The Constitution ignores these realities in its scramble to create the illusion of a powerful European presence on the global economic and political stage, better to pursue at home its corporatist welfare dispensary model of social democracy. This process of supra national construction creates any number of new functions and competences to advance the career opportunities, employment, resources and power of the EU salariat.

The new supra national platform is a quantum leap for Europe's political class. It may be seen as the means to effect one of the most self-serving and self-interested seizures of power in modern times. It is draped in the justification of advancing a massive welfare and social solidarity model that has to be defended against external economic challenge. Therefore one of the higher aims of the constitution is to create a European polity that can challenge and compete with the United States on the political stage.

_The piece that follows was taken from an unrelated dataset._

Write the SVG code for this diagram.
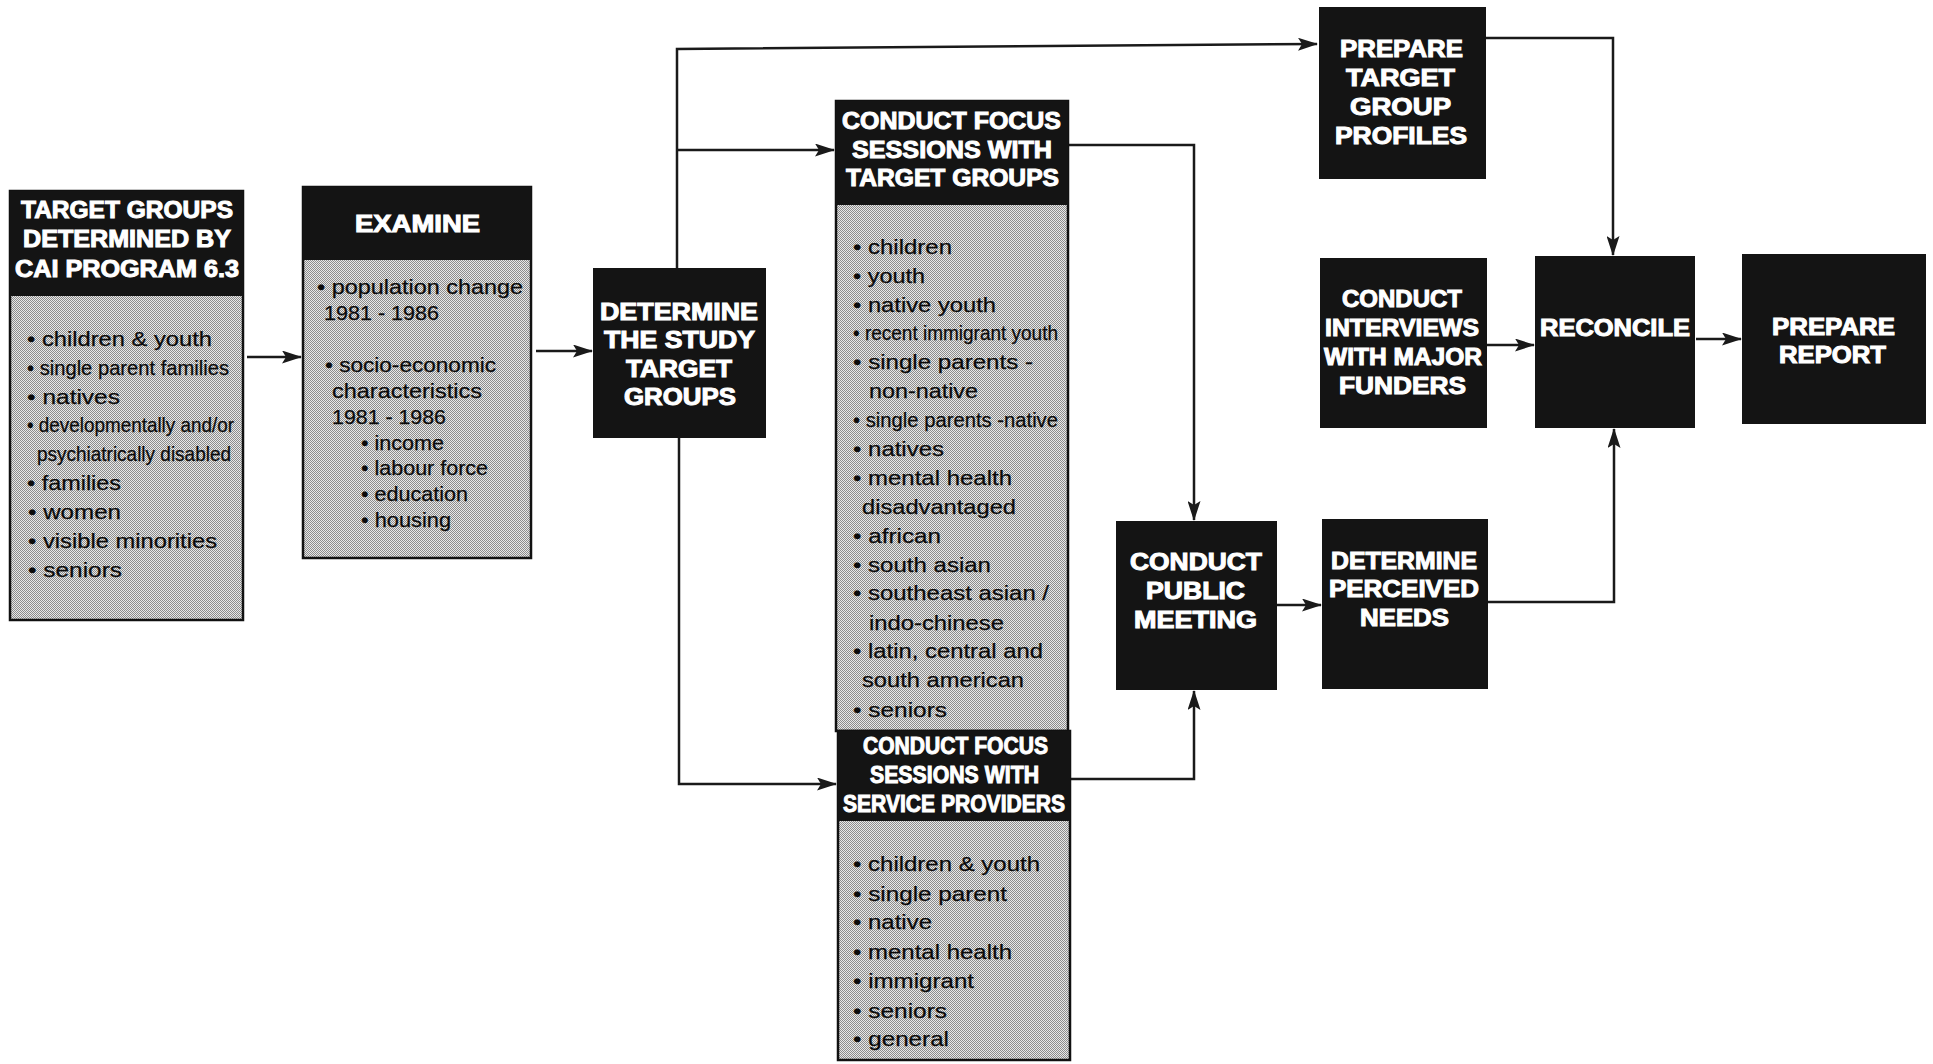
<svg xmlns="http://www.w3.org/2000/svg" width="1933" height="1064" viewBox="0 0 1933 1064">
<style>
.hd{fill:#141414;}
.bx{fill:url(#dots);stroke:#111;stroke-width:2.5;}
.ht{fill:#fff;stroke:#fff;stroke-width:1;font-family:"Liberation Sans",Arial,sans-serif;font-weight:bold;font-size:23px;}
.bt{fill:#0a0a0a;stroke:#0a0a0a;stroke-width:0.25;font-family:"Liberation Sans",Arial,sans-serif;font-size:21px;}
.cn{fill:none;stroke:#1a1a1a;stroke-width:2.5;marker-end:url(#ah);}
</style>
<defs>
<pattern id="dots" width="2" height="2" patternUnits="userSpaceOnUse">
<rect width="2" height="2" fill="#e8e8e8"/>
<rect width="1" height="1" fill="#8c8c8c"/>
<rect x="1" y="1" width="1" height="1" fill="#8c8c8c"/>
</pattern>
<marker id="ah" markerUnits="userSpaceOnUse" markerWidth="20" markerHeight="13" refX="19" refY="6.5" orient="auto">
<path d="M0,0 L20,6.5 L0,13 L4,6.5 z" fill="#1a1a1a"/>
</marker>
</defs>
<rect width="1933" height="1064" fill="#fff"/>

<g id="connectors">
<path class="cn" d="M247 357 H301"/>
<path class="cn" d="M536 351 H592"/>
<path class="cn" d="M677 268 V49 L1317 44"/>
<path class="cn" d="M677 150 H834"/>
<path class="cn" d="M679 438 V784 H836"/>
<path class="cn" d="M1068 145 H1194 V520"/>
<path class="cn" d="M1070 779 H1194 V691"/>
<path class="cn" d="M1277 605 H1321"/>
<path class="cn" d="M1488 602 H1614 V429"/>
<path class="cn" d="M1486 38 H1613 V255"/>
<path class="cn" d="M1487 345 H1534"/>
<path class="cn" d="M1696 339 H1741"/>
</g>

<g id="target-groups">
<rect class="bx" x="10" y="191" width="233" height="429"/>
<rect class="hd" x="10" y="191" width="233" height="105"/>
<text class="ht" x="21" y="218" textLength="212" lengthAdjust="spacingAndGlyphs">TARGET GROUPS</text>
<text class="ht" x="23" y="247" textLength="208" lengthAdjust="spacingAndGlyphs">DETERMINED BY</text>
<text class="ht" x="15" y="277" textLength="224" lengthAdjust="spacingAndGlyphs">CAI PROGRAM 6.3</text>
<text class="bt" x="27" y="346" textLength="185" lengthAdjust="spacingAndGlyphs">• children &amp; youth</text>
<text class="bt" x="27" y="375" textLength="202" lengthAdjust="spacingAndGlyphs">• single parent families</text>
<text class="bt" x="27" y="404" textLength="93" lengthAdjust="spacingAndGlyphs">• natives</text>
<text class="bt" x="27" y="432" textLength="207" lengthAdjust="spacingAndGlyphs">• developmentally and/or</text>
<text class="bt" x="37" y="461" textLength="194" lengthAdjust="spacingAndGlyphs">psychiatrically disabled</text>
<text class="bt" x="27" y="490" textLength="94" lengthAdjust="spacingAndGlyphs">• families</text>
<text class="bt" x="28" y="519" textLength="93" lengthAdjust="spacingAndGlyphs">• women</text>
<text class="bt" x="28" y="548" textLength="189" lengthAdjust="spacingAndGlyphs">• visible minorities</text>
<text class="bt" x="28" y="577" textLength="94" lengthAdjust="spacingAndGlyphs">• seniors</text>
</g>

<g id="examine">
<rect class="bx" x="303" y="187" width="228" height="371"/>
<rect class="hd" x="303" y="187" width="228" height="73"/>
<text class="ht" x="355" y="232" textLength="125" lengthAdjust="spacingAndGlyphs">EXAMINE</text>
<text class="bt" x="317" y="294" textLength="206" lengthAdjust="spacingAndGlyphs">• population change</text>
<text class="bt" x="324" y="320" textLength="115" lengthAdjust="spacingAndGlyphs">1981 - 1986</text>
<text class="bt" x="325" y="372" textLength="171" lengthAdjust="spacingAndGlyphs">• socio-economic</text>
<text class="bt" x="332" y="398" textLength="150" lengthAdjust="spacingAndGlyphs">characteristics</text>
<text class="bt" x="332" y="424" textLength="114" lengthAdjust="spacingAndGlyphs">1981 - 1986</text>
<text class="bt" x="361" y="450" textLength="83" lengthAdjust="spacingAndGlyphs">• income</text>
<text class="bt" x="361" y="475" textLength="127" lengthAdjust="spacingAndGlyphs">• labour force</text>
<text class="bt" x="361" y="501" textLength="107" lengthAdjust="spacingAndGlyphs">• education</text>
<text class="bt" x="361" y="527" textLength="90" lengthAdjust="spacingAndGlyphs">• housing</text>
</g>

<g id="determine-study">
<rect class="hd" x="593" y="268" width="173" height="170"/>
<text class="ht" x="600" y="320" textLength="158" lengthAdjust="spacingAndGlyphs">DETERMINE</text>
<text class="ht" x="604" y="348" textLength="151" lengthAdjust="spacingAndGlyphs">THE STUDY</text>
<text class="ht" x="626" y="377" textLength="106" lengthAdjust="spacingAndGlyphs">TARGET</text>
<text class="ht" x="624" y="405" textLength="112" lengthAdjust="spacingAndGlyphs">GROUPS</text>
</g>

<g id="focus-target-groups">
<rect class="bx" x="836" y="101" width="232" height="630"/>
<rect class="hd" x="836" y="101" width="232" height="104"/>
<text class="ht" x="842" y="129" textLength="219" lengthAdjust="spacingAndGlyphs">CONDUCT FOCUS</text>
<text class="ht" x="852" y="158" textLength="200" lengthAdjust="spacingAndGlyphs">SESSIONS WITH</text>
<text class="ht" x="846" y="186" textLength="213" lengthAdjust="spacingAndGlyphs">TARGET GROUPS</text>
<text class="bt" x="853" y="254" textLength="99" lengthAdjust="spacingAndGlyphs">• children</text>
<text class="bt" x="853" y="283" textLength="72" lengthAdjust="spacingAndGlyphs">• youth</text>
<text class="bt" x="853" y="312" textLength="143" lengthAdjust="spacingAndGlyphs">• native youth</text>
<text class="bt" x="853" y="340" textLength="205" lengthAdjust="spacingAndGlyphs">• recent immigrant youth</text>
<text class="bt" x="853" y="369" textLength="180" lengthAdjust="spacingAndGlyphs">• single parents -</text>
<text class="bt" x="869" y="398" textLength="109" lengthAdjust="spacingAndGlyphs">non-native</text>
<text class="bt" x="853" y="427" textLength="205" lengthAdjust="spacingAndGlyphs">• single parents -native</text>
<text class="bt" x="853" y="456" textLength="91" lengthAdjust="spacingAndGlyphs">• natives</text>
<text class="bt" x="853" y="485" textLength="159" lengthAdjust="spacingAndGlyphs">• mental health</text>
<text class="bt" x="862" y="514" textLength="154" lengthAdjust="spacingAndGlyphs">disadvantaged</text>
<text class="bt" x="853" y="543" textLength="88" lengthAdjust="spacingAndGlyphs">• african</text>
<text class="bt" x="853" y="572" textLength="138" lengthAdjust="spacingAndGlyphs">• south asian</text>
<text class="bt" x="853" y="600" textLength="196" lengthAdjust="spacingAndGlyphs">• southeast asian /</text>
<text class="bt" x="869" y="630" textLength="135" lengthAdjust="spacingAndGlyphs">indo-chinese</text>
<text class="bt" x="853" y="658" textLength="190" lengthAdjust="spacingAndGlyphs">• latin, central and</text>
<text class="bt" x="862" y="687" textLength="162" lengthAdjust="spacingAndGlyphs">south american</text>
<text class="bt" x="853" y="717" textLength="94" lengthAdjust="spacingAndGlyphs">• seniors</text>
</g>

<g id="focus-service-providers">
<rect class="bx" x="838" y="731" width="232" height="329"/>
<rect class="hd" x="838" y="731" width="232" height="90"/>
<text class="ht" x="863" y="754" textLength="185" lengthAdjust="spacingAndGlyphs">CONDUCT FOCUS</text>
<text class="ht" x="870" y="783" textLength="169" lengthAdjust="spacingAndGlyphs">SESSIONS WITH</text>
<text class="ht" x="843" y="812" textLength="222" lengthAdjust="spacingAndGlyphs">SERVICE PROVIDERS</text>
<text class="bt" x="853" y="871" textLength="187" lengthAdjust="spacingAndGlyphs">• children &amp; youth</text>
<text class="bt" x="853" y="901" textLength="154" lengthAdjust="spacingAndGlyphs">• single parent</text>
<text class="bt" x="853" y="929" textLength="79" lengthAdjust="spacingAndGlyphs">• native</text>
<text class="bt" x="853" y="959" textLength="159" lengthAdjust="spacingAndGlyphs">• mental health</text>
<text class="bt" x="853" y="988" textLength="121" lengthAdjust="spacingAndGlyphs">• immigrant</text>
<text class="bt" x="853" y="1018" textLength="94" lengthAdjust="spacingAndGlyphs">• seniors</text>
<text class="bt" x="853" y="1046" textLength="96" lengthAdjust="spacingAndGlyphs">• general</text>
</g>

<g id="public-meeting">
<rect class="hd" x="1116" y="521" width="161" height="169"/>
<text class="ht" x="1130" y="570" textLength="132" lengthAdjust="spacingAndGlyphs">CONDUCT</text>
<text class="ht" x="1146" y="599" textLength="99" lengthAdjust="spacingAndGlyphs">PUBLIC</text>
<text class="ht" x="1134" y="628" textLength="123" lengthAdjust="spacingAndGlyphs">MEETING</text>
</g>

<g id="perceived-needs">
<rect class="hd" x="1322" y="519" width="166" height="170"/>
<text class="ht" x="1331" y="569" textLength="146" lengthAdjust="spacingAndGlyphs">DETERMINE</text>
<text class="ht" x="1329" y="597" textLength="150" lengthAdjust="spacingAndGlyphs">PERCEIVED</text>
<text class="ht" x="1360" y="626" textLength="89" lengthAdjust="spacingAndGlyphs">NEEDS</text>
</g>

<g id="target-group-profiles">
<rect class="hd" x="1319" y="7" width="167" height="172"/>
<text class="ht" x="1340" y="57" textLength="123" lengthAdjust="spacingAndGlyphs">PREPARE</text>
<text class="ht" x="1346" y="86" textLength="109" lengthAdjust="spacingAndGlyphs">TARGET</text>
<text class="ht" x="1350" y="115" textLength="101" lengthAdjust="spacingAndGlyphs">GROUP</text>
<text class="ht" x="1335" y="144" textLength="132" lengthAdjust="spacingAndGlyphs">PROFILES</text>
</g>

<g id="interviews">
<rect class="hd" x="1320" y="258" width="167" height="170"/>
<text class="ht" x="1342" y="307" textLength="120" lengthAdjust="spacingAndGlyphs">CONDUCT</text>
<text class="ht" x="1325" y="336" textLength="154" lengthAdjust="spacingAndGlyphs">INTERVIEWS</text>
<text class="ht" x="1324" y="365" textLength="158" lengthAdjust="spacingAndGlyphs">WITH MAJOR</text>
<text class="ht" x="1339" y="394" textLength="127" lengthAdjust="spacingAndGlyphs">FUNDERS</text>
</g>

<g id="reconcile">
<rect class="hd" x="1535" y="256" width="160" height="172"/>
<text class="ht" x="1540" y="336" textLength="150" lengthAdjust="spacingAndGlyphs">RECONCILE</text>
</g>

<g id="prepare-report">
<rect class="hd" x="1742" y="254" width="184" height="170"/>
<text class="ht" x="1772" y="335" textLength="123" lengthAdjust="spacingAndGlyphs">PREPARE</text>
<text class="ht" x="1779" y="363" textLength="107" lengthAdjust="spacingAndGlyphs">REPORT</text>
</g>
</svg>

But there has never at any time been any serious analysis or questioning of the integration model that Europe's draft Constitution seeks to promote. It speaks from a set of unquestioned assumptions about the primacy of politics over economics and the creation of a political construct that in scope and scale is gargantuan. It is set on building a supra-national construct through which the authors believe the will of a greater Europe will be felt on the global stage. In this they are dismissive of the demographic changes that are set to shrink Europe, not grow it, and that its grand ambitions are being built on sinking sand.

We have been here before with Europe. For here is what at critical points in history has characterised European ambition at its worst: the gilded but fatefully misdirected arrow of insouciant power. And it will end, as previous misdirections have ended, in frustration, disillusion and failure.

Vital need for a referendum - motion for a consultative referendum tabled before the Scottish parliament yesterday. There is a slim chance that this could be the spark that could make a referendum imperative across the UK.